▸ Dataset excerpt
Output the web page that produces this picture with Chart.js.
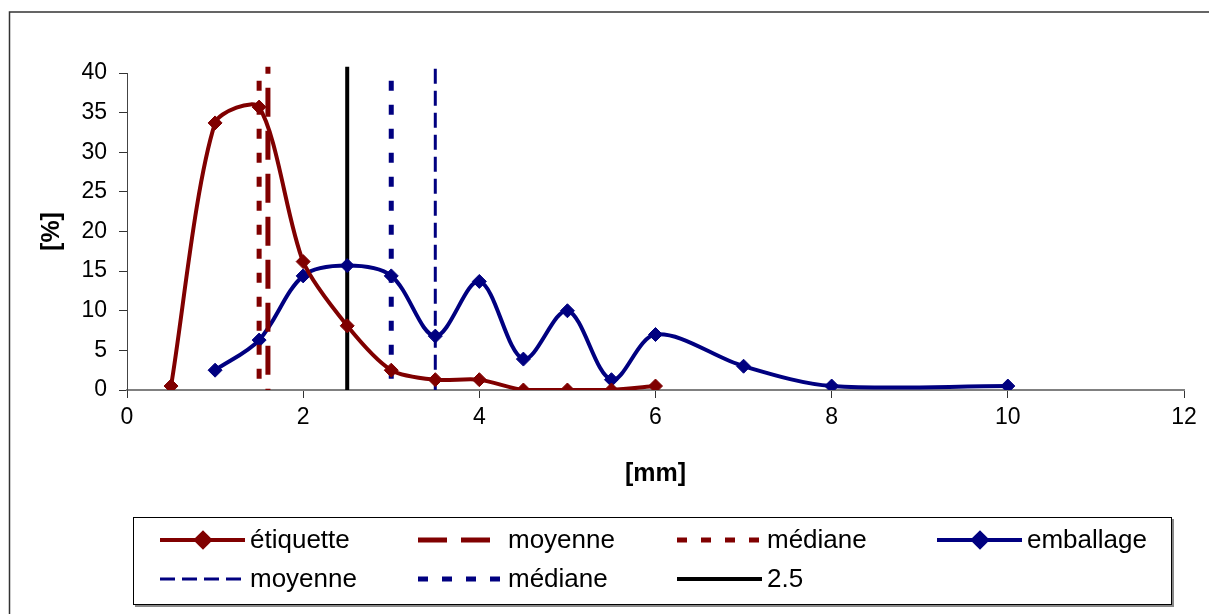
<!DOCTYPE html>
<html>
<head>
<meta charset="utf-8">
<script src="https://cdn.jsdelivr.net/npm/chart.js@4/dist/chart.umd.min.js"></script>
<style>
body{margin:0;background:#fff}
canvas{display:block}
</style>
</head>
<body>
<canvas id="graphe" width="1209" height="614"></canvas>
<script>

// données
let etiquetteX=[0.5,1,1.5,2,2.5,3,3.5,4,4.5,5,5.5,6]
let etiquetteY=[0.5,33.7,35.7,16.2,8.1,2.5,1.3,1.3,0,0,0,0.5]
let emballageX=[1,1.5,2,2.5,3,3.5,4,4.5,5,5.5,6,7,8,10]
let emballageY=[2.5,6.3,14.4,15.7,14.4,6.8,13.7,3.9,10,1.3,7,3,0.5,0.5]

let moyenneEtiquette=1.6
let medianeEtiquette=1.5
let moyenneEmballage=3.5
let medianeEmballage=3
let reference=2.5
let hauteurVerticale=[40.8,0]

let ticksX=[0,2,4,6,8,10,12]
let ticksY=[0,5,10,15,20,25,30,35,40]

let rouge="#800000"
let bleu="#000080"

function points(xs,ys){
return xs.map((x,i)=>({x:x,y:ys[i]}))
}

function verticale(x){
return hauteurVerticale.map(y=>({x:x,y:y}))
}

function courbe(label,xs,ys,couleur,tension){
return {
label:label,
data:points(xs,ys),
borderColor:couleur,
backgroundColor:couleur,
borderWidth:4,
tension:tension,
pointStyle:"rectRot",
pointRadius:7,
pointBorderWidth:1,
pointHoverRadius:7
}
}

function ligne(label,x,couleur,largeur,tirets,decalage){
return {
label:label,
data:verticale(x),
borderColor:couleur,
backgroundColor:couleur,
borderWidth:largeur,
borderDash:tirets,
borderDashOffset:decalage,
borderCapStyle:"butt",
pointRadius:0,
clip:false
}
}

let jeux=[
courbe("étiquette",etiquetteX,etiquetteY,rouge,0.27),
ligne("moyenne",moyenneEtiquette,rouge,5,[29,14],22),
ligne("médiane",medianeEtiquette,rouge,5,[10,14],10),
courbe("emballage",emballageX,emballageY,bleu,0.33),
ligne("moyenne",moyenneEmballage,bleu,3,[15,7],20),
ligne("médiane",medianeEmballage,bleu,5,[10,14],10),
ligne("2.5",reference,"#000",4,[],0)
]
jeux.forEach((j,i)=>j.order=i)

// légende dessinée à la main, grille 4 colonnes comme dans Excel
let colonnesLegende=[160,418,677,937]
let lignesLegende=[540,579]

let legende={
id:"legende",
afterDraw(chart){
let ctx=chart.ctx
ctx.save()

// cadre extérieur
ctx.strokeStyle="#333"
ctx.lineWidth=1.5
ctx.beginPath()
ctx.moveTo(9.5,614)
ctx.lineTo(9.5,12)
ctx.lineTo(1209,12)
ctx.stroke()

// cadre de la légende
ctx.fillStyle="#888"
ctx.fillRect(135,605,1039,2)
ctx.fillRect(1172,519,2,88)
ctx.strokeStyle="#000"
ctx.lineWidth=1
ctx.strokeRect(133.5,517.5,1038,87)

chart.data.datasets.forEach((ds,i)=>{
let x0=colonnesLegende[i%4]
let y=lignesLegende[Math.floor(i/4)]
ctx.strokeStyle=ds.borderColor
ctx.lineWidth=ds.borderWidth
ctx.lineCap="butt"
ctx.setLineDash(ds.borderDash||[])
ctx.beginPath()
ctx.moveTo(x0,y)
ctx.lineTo(x0+85,y)
ctx.stroke()
ctx.setLineDash([])
if(ds.pointRadius>0){
ctx.fillStyle=ds.borderColor
Chart.helpers.drawPoint(ctx,{pointStyle:"rectRot",radius:7,borderWidth:1},x0+43,y)
}
ctx.fillStyle="#000"
ctx.font="26px 'Liberation Sans', Arial, sans-serif"
ctx.textBaseline="middle"
ctx.textAlign="left"
ctx.fillText(ds.label,x0+90,y+1)
})
ctx.restore()
}
}

Chart.defaults.font.family="'Liberation Sans', Arial, sans-serif"
Chart.defaults.color="#000"

new Chart(document.getElementById("graphe"),{
type:"line",
data:{datasets:jeux},
options:{
responsive:false,
animation:false,
events:[],
layout:{padding:{left:0,top:73,right:25,bottom:104}},
plugins:{legend:{display:false},tooltip:{enabled:false}},
scales:{
x:{
type:"linear",
min:0,
max:12,
afterBuildTicks(s){s.ticks=ticksX.map(v=>({value:v}))},
afterFit(s){s.height=120},
border:{color:"#808080",width:2},
grid:{drawOnChartArea:false,drawTicks:true,tickLength:8,color:"#333"},
ticks:{font:{size:23},padding:6,maxRotation:0},
title:{display:true,text:"[mm]",font:{size:25,weight:"bold"},padding:{top:0,bottom:21}}
},
y:{
min:0,
max:40,
afterBuildTicks(s){s.ticks=ticksY.map(v=>({value:v}))},
afterFit(s){s.width=127},
border:{color:"#444",width:1},
grid:{drawOnChartArea:false,drawTicks:true,tickLength:8,color:"#333"},
ticks:{font:{size:23},padding:12},
title:{display:true,text:"[%]",font:{size:25,weight:"bold"},padding:{top:37,bottom:0}}
}
}
},
plugins:[legende]
})

</script>
</body>
</html>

▸ Goal
Repeat the data exactly, dropping every picture it holds.

▸ Result of the task
Output the web page that produces this picture with Chart.js.
<!DOCTYPE html>
<html>
<head>
<meta charset="utf-8">
<script src="https://cdn.jsdelivr.net/npm/chart.js@4/dist/chart.umd.min.js"></script>
<style>
body{margin:0;background:#fff}
canvas{display:block}
</style>
</head>
<body>
<canvas id="graphe" width="1209" height="614"></canvas>
<script>

// données
let etiquetteX=[0.5,1,1.5,2,2.5,3,3.5,4,4.5,5,5.5,6]
let etiquetteY=[0.5,33.7,35.7,16.2,8.1,2.5,1.3,1.3,0,0,0,0.5]
let emballageX=[1,1.5,2,2.5,3,3.5,4,4.5,5,5.5,6,7,8,10]
let emballageY=[2.5,6.3,14.4,15.7,14.4,6.8,13.7,3.9,10,1.3,7,3,0.5,0.5]

let moyenneEtiquette=1.6
let medianeEtiquette=1.5
let moyenneEmballage=3.5
let medianeEmballage=3
let reference=2.5
let hauteurVerticale=[40.8,0]

let ticksX=[0,2,4,6,8,10,12]
let ticksY=[0,5,10,15,20,25,30,35,40]

let rouge="#800000"
let bleu="#000080"

function points(xs,ys){
return xs.map((x,i)=>({x:x,y:ys[i]}))
}

function verticale(x){
return hauteurVerticale.map(y=>({x:x,y:y}))
}

function courbe(label,xs,ys,couleur,tension){
return {
label:label,
data:points(xs,ys),
borderColor:couleur,
backgroundColor:couleur,
borderWidth:4,
tension:tension,
pointStyle:"rectRot",
pointRadius:7,
pointBorderWidth:1,
pointHoverRadius:7
}
}

function ligne(label,x,couleur,largeur,tirets,decalage){
return {
label:label,
data:verticale(x),
borderColor:couleur,
backgroundColor:couleur,
borderWidth:largeur,
borderDash:tirets,
borderDashOffset:decalage,
borderCapStyle:"butt",
pointRadius:0,
clip:false
}
}

let jeux=[
courbe("étiquette",etiquetteX,etiquetteY,rouge,0.27),
ligne("moyenne",moyenneEtiquette,rouge,5,[29,14],22),
ligne("médiane",medianeEtiquette,rouge,5,[10,14],10),
courbe("emballage",emballageX,emballageY,bleu,0.33),
ligne("moyenne",moyenneEmballage,bleu,3,[15,7],20),
ligne("médiane",medianeEmballage,bleu,5,[10,14],10),
ligne("2.5",reference,"#000",4,[],0)
]
jeux.forEach((j,i)=>j.order=i)

// légende dessinée à la main, grille 4 colonnes comme dans Excel
let colonnesLegende=[160,418,677,937]
let lignesLegende=[540,579]

let legende={
id:"legende",
afterDraw(chart){
let ctx=chart.ctx
ctx.save()

// cadre extérieur
ctx.strokeStyle="#333"
ctx.lineWidth=1.5
ctx.beginPath()
ctx.moveTo(9.5,614)
ctx.lineTo(9.5,12)
ctx.lineTo(1209,12)
ctx.stroke()

// cadre de la légende
ctx.fillStyle="#888"
ctx.fillRect(135,605,1039,2)
ctx.fillRect(1172,519,2,88)
ctx.strokeStyle="#000"
ctx.lineWidth=1
ctx.strokeRect(133.5,517.5,1038,87)

chart.data.datasets.forEach((ds,i)=>{
let x0=colonnesLegende[i%4]
let y=lignesLegende[Math.floor(i/4)]
ctx.strokeStyle=ds.borderColor
ctx.lineWidth=ds.borderWidth
ctx.lineCap="butt"
ctx.setLineDash(ds.borderDash||[])
ctx.beginPath()
ctx.moveTo(x0,y)
ctx.lineTo(x0+85,y)
ctx.stroke()
ctx.setLineDash([])
if(ds.pointRadius>0){
ctx.fillStyle=ds.borderColor
Chart.helpers.drawPoint(ctx,{pointStyle:"rectRot",radius:7,borderWidth:1},x0+43,y)
}
ctx.fillStyle="#000"
ctx.font="26px 'Liberation Sans', Arial, sans-serif"
ctx.textBaseline="middle"
ctx.textAlign="left"
ctx.fillText(ds.label,x0+90,y+1)
})
ctx.restore()
}
}

Chart.defaults.font.family="'Liberation Sans', Arial, sans-serif"
Chart.defaults.color="#000"

new Chart(document.getElementById("graphe"),{
type:"line",
data:{datasets:jeux},
options:{
responsive:false,
animation:false,
events:[],
layout:{padding:{left:0,top:73,right:25,bottom:104}},
plugins:{legend:{display:false},tooltip:{enabled:false}},
scales:{
x:{
type:"linear",
min:0,
max:12,
afterBuildTicks(s){s.ticks=ticksX.map(v=>({value:v}))},
afterFit(s){s.height=120},
border:{color:"#808080",width:2},
grid:{drawOnChartArea:false,drawTicks:true,tickLength:8,color:"#333"},
ticks:{font:{size:23},padding:6,maxRotation:0},
title:{display:true,text:"[mm]",font:{size:25,weight:"bold"},padding:{top:0,bottom:21}}
},
y:{
min:0,
max:40,
afterBuildTicks(s){s.ticks=ticksY.map(v=>({value:v}))},
afterFit(s){s.width=127},
border:{color:"#444",width:1},
grid:{drawOnChartArea:false,drawTicks:true,tickLength:8,color:"#333"},
ticks:{font:{size:23},padding:12},
title:{display:true,text:"[%]",font:{size:25,weight:"bold"},padding:{top:37,bottom:0}}
}
}
},
plugins:[legende]
})

</script>
</body>
</html>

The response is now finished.